* Supplied data
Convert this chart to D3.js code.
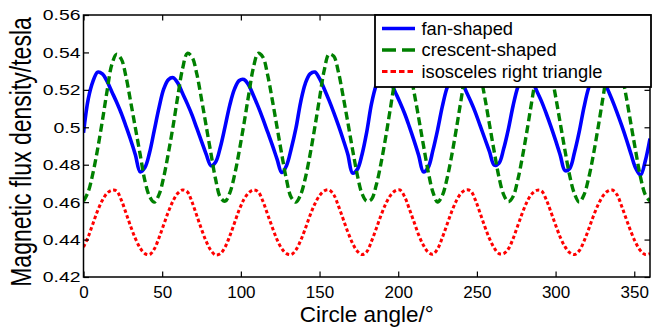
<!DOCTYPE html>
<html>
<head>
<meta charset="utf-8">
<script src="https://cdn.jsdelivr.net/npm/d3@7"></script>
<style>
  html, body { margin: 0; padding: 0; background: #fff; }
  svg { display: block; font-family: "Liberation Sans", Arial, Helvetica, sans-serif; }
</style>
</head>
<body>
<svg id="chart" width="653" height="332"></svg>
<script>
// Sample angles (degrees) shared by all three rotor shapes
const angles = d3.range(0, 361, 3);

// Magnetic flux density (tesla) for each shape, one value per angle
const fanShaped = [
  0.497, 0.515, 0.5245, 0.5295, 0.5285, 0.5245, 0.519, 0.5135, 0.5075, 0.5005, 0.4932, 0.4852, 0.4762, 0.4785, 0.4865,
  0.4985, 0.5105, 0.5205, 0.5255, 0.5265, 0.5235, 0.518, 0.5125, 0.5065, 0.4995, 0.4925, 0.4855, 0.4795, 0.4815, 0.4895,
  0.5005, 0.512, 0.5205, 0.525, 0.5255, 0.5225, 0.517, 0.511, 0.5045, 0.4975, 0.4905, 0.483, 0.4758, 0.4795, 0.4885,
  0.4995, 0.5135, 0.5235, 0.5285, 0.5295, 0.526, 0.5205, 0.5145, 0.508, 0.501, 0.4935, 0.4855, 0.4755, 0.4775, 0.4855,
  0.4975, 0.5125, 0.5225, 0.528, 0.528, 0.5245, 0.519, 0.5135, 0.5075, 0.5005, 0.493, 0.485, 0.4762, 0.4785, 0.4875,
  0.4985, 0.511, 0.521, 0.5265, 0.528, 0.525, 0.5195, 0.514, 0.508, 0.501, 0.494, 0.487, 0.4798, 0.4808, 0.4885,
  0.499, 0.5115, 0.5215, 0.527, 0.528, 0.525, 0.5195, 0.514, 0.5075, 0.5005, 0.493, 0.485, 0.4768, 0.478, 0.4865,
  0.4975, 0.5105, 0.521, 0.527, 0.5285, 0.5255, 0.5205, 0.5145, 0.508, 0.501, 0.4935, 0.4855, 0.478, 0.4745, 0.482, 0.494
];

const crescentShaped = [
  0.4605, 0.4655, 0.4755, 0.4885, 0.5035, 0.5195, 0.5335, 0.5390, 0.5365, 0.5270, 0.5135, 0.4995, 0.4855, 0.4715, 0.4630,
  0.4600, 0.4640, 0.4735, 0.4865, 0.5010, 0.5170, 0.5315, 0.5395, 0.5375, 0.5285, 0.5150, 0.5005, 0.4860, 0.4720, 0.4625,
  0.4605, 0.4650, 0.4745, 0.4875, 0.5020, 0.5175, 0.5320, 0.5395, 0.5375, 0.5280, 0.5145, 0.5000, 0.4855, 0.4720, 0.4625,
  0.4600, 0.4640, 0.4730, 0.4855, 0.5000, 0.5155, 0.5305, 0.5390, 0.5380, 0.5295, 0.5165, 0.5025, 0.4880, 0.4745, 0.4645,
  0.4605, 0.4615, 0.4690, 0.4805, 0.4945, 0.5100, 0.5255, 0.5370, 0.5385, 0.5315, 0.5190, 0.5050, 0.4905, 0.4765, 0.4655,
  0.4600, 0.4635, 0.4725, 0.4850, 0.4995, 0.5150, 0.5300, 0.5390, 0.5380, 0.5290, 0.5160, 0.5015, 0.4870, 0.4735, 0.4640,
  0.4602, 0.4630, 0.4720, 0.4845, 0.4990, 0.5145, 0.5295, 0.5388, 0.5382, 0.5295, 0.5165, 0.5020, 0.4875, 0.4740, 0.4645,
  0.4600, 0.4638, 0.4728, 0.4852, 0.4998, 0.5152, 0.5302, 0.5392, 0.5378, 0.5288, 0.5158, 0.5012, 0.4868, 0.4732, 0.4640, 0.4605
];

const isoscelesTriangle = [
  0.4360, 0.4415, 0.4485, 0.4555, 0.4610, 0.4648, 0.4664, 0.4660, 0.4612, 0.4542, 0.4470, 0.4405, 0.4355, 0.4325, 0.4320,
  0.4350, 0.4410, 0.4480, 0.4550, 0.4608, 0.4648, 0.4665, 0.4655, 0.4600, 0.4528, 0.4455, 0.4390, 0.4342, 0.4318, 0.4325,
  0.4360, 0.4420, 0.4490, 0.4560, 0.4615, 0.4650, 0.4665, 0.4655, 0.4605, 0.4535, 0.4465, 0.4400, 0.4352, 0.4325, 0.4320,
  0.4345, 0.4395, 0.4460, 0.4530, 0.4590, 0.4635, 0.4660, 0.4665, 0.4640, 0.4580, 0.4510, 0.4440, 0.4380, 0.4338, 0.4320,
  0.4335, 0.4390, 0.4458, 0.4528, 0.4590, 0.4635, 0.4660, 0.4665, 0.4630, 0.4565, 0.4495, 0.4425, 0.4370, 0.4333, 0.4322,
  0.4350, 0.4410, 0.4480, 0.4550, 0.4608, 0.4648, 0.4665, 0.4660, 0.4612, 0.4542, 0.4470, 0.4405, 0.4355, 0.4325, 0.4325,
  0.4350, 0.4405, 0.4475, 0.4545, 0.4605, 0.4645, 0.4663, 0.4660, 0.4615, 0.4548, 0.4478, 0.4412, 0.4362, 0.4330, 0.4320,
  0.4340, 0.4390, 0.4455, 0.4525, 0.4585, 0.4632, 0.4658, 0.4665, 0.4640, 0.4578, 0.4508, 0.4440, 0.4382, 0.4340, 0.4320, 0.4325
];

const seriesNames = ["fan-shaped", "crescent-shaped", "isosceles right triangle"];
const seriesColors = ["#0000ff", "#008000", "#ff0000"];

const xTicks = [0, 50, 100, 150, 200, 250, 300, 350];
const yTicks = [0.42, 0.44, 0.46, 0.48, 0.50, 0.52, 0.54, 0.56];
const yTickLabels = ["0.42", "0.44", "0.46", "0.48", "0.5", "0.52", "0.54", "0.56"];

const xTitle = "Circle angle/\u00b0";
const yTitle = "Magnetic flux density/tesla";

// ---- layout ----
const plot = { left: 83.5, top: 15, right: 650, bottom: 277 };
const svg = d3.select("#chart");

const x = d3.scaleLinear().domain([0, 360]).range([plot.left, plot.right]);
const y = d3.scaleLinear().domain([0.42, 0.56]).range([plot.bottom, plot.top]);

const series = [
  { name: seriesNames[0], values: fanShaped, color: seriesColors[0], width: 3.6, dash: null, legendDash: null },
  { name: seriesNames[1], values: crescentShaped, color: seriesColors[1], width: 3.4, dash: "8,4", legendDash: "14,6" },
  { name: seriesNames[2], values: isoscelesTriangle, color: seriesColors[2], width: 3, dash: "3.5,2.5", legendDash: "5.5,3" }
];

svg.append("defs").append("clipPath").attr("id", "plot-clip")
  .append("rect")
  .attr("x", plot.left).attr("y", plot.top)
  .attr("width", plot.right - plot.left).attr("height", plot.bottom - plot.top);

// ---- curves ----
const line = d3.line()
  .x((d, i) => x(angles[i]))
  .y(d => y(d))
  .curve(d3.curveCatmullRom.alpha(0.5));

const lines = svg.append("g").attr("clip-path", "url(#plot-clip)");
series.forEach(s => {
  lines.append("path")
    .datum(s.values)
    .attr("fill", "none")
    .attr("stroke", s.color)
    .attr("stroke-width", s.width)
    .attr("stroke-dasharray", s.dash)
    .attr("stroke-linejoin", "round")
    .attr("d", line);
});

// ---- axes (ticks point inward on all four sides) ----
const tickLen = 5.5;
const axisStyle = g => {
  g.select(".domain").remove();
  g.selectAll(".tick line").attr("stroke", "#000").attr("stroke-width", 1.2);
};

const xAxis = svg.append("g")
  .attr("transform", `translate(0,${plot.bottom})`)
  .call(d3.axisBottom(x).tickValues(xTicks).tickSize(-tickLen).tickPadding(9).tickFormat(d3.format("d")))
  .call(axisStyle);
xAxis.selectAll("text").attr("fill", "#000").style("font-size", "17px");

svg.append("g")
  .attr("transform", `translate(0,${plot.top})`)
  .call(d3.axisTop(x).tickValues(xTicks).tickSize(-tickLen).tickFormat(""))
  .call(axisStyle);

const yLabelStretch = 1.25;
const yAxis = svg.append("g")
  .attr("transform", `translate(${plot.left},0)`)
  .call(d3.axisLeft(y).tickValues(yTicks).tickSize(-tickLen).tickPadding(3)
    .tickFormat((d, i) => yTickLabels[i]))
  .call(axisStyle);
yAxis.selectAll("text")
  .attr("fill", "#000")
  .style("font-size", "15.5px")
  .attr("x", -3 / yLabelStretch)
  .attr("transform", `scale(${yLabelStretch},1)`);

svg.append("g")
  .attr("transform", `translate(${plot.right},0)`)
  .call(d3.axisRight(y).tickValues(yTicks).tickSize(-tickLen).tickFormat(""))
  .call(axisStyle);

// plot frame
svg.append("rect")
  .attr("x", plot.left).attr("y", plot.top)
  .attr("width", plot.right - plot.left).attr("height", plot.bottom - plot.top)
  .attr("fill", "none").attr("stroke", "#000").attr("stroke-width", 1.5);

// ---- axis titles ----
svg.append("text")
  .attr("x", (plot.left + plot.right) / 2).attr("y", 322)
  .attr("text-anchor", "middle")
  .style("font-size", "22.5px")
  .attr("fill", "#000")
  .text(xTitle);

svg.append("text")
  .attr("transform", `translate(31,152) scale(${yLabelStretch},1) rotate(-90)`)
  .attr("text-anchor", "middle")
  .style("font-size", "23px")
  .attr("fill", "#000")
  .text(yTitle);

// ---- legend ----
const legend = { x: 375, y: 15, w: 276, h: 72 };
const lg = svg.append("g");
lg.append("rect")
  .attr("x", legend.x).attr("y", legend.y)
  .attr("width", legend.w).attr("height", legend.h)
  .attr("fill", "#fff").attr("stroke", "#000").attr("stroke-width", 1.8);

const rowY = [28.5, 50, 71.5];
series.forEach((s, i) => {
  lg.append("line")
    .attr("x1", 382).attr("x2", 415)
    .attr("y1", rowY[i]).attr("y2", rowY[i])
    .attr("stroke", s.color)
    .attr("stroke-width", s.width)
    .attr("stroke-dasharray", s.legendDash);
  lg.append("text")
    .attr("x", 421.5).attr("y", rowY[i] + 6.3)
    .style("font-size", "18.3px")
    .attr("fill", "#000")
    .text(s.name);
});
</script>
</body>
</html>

* Task objective
Give back exactly the lines from the first line of the data through the line with "const angles = d3.range(0, 361, 3);", pictures excluded.

* Exercise output
Convert this chart to D3.js code.
<!DOCTYPE html>
<html>
<head>
<meta charset="utf-8">
<script src="https://cdn.jsdelivr.net/npm/d3@7"></script>
<style>
  html, body { margin: 0; padding: 0; background: #fff; }
  svg { display: block; font-family: "Liberation Sans", Arial, Helvetica, sans-serif; }
</style>
</head>
<body>
<svg id="chart" width="653" height="332"></svg>
<script>
// Sample angles (degrees) shared by all three rotor shapes
const angles = d3.range(0, 361, 3);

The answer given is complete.